Negative output differential resistance effect in organic thin film transistors based on pentacene: Characterization and modeling

Abstract A series of p-channel organic thin film transistors (OTFTs) based on small molecule pentacene semiconductor was fabricated to characterize for developing analytical modeling. In this present work, the effect of channel length variation (2.5–20 μm) on the electrical parameters of the OTFTs was emphasized. As the channel length (L) of the pentacene-TFTs is decreased, some effects such as negative output differential resistance, the threshold voltage shift, an increase in the drain current (transconductance) and an improvement in other parameters may be observed. The highest device performance with the mobility value of 8 × 10 −3  cm 2  V −1  s −1 was obtained from a short channel device (L = 2.5 μm). Total resistances including contact and channel resistances were extracted and discussed in detail.
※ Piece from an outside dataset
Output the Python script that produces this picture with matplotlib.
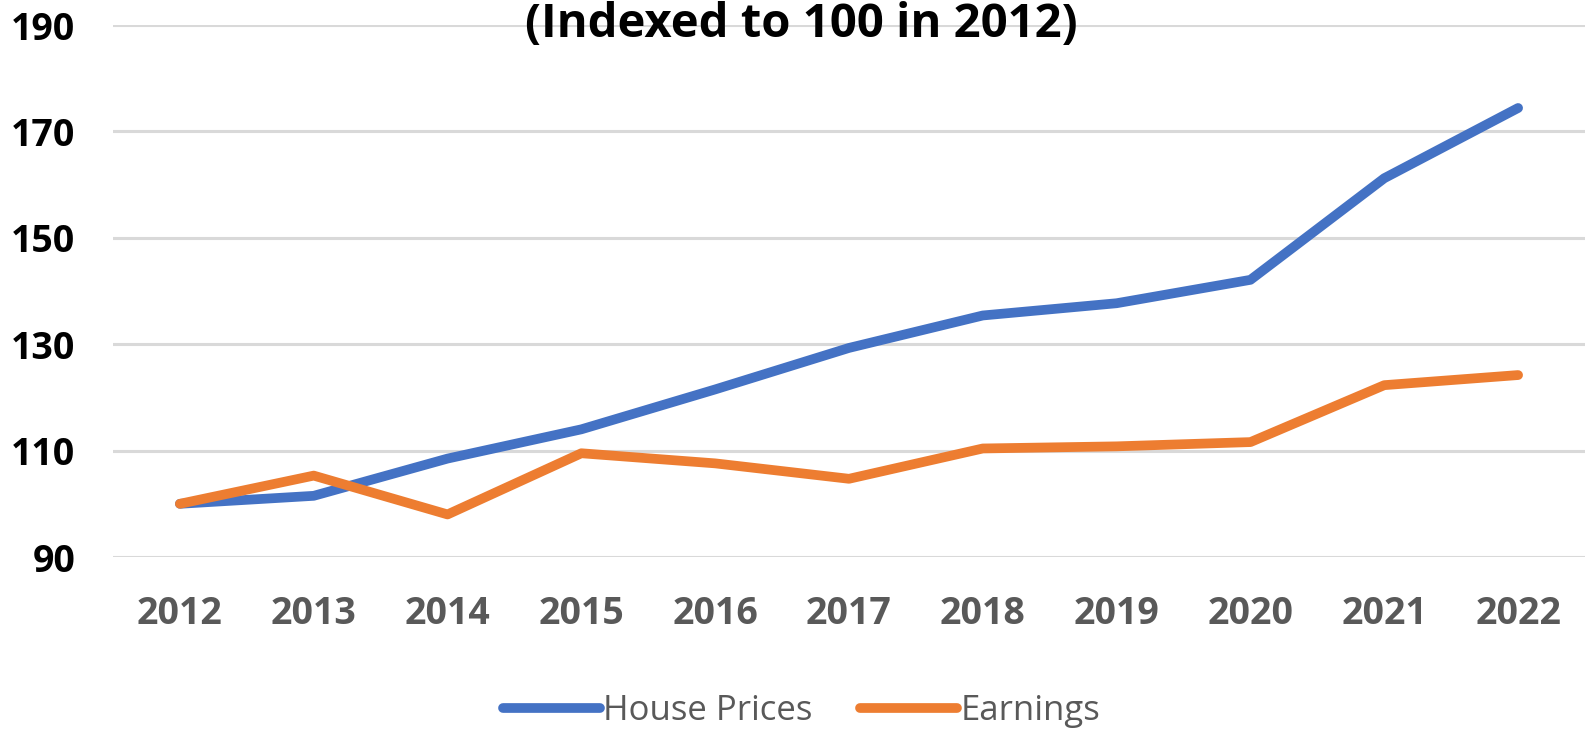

The results showed that the contact resistance significantly affected the performance of the OTFTs with channel lengths of 2.5 μm and 5 μm. A negative differential resistance (NDR) behavior was obtained from the saturation region of the output characteristics for each device in the case while channel length was decreased from 20 μm to 2.5 μm. This NDR effect is attributed to the trapping and de-trapping mechanism of the mobile charges at the pentacene–metal electrode interface. Finally, an analytical compact model of organic thin film transistor was developed including the effect of contact resistance and gate voltage dependent mobility, simultaneously. The proposed model was validated by comparing the results obtained from the model with those measured. The results show that the proposed model is a good agreement with the experimental transfer data for devices with the channel length value of 2.5 μm, 5 μm, 10 μm and 20 μm.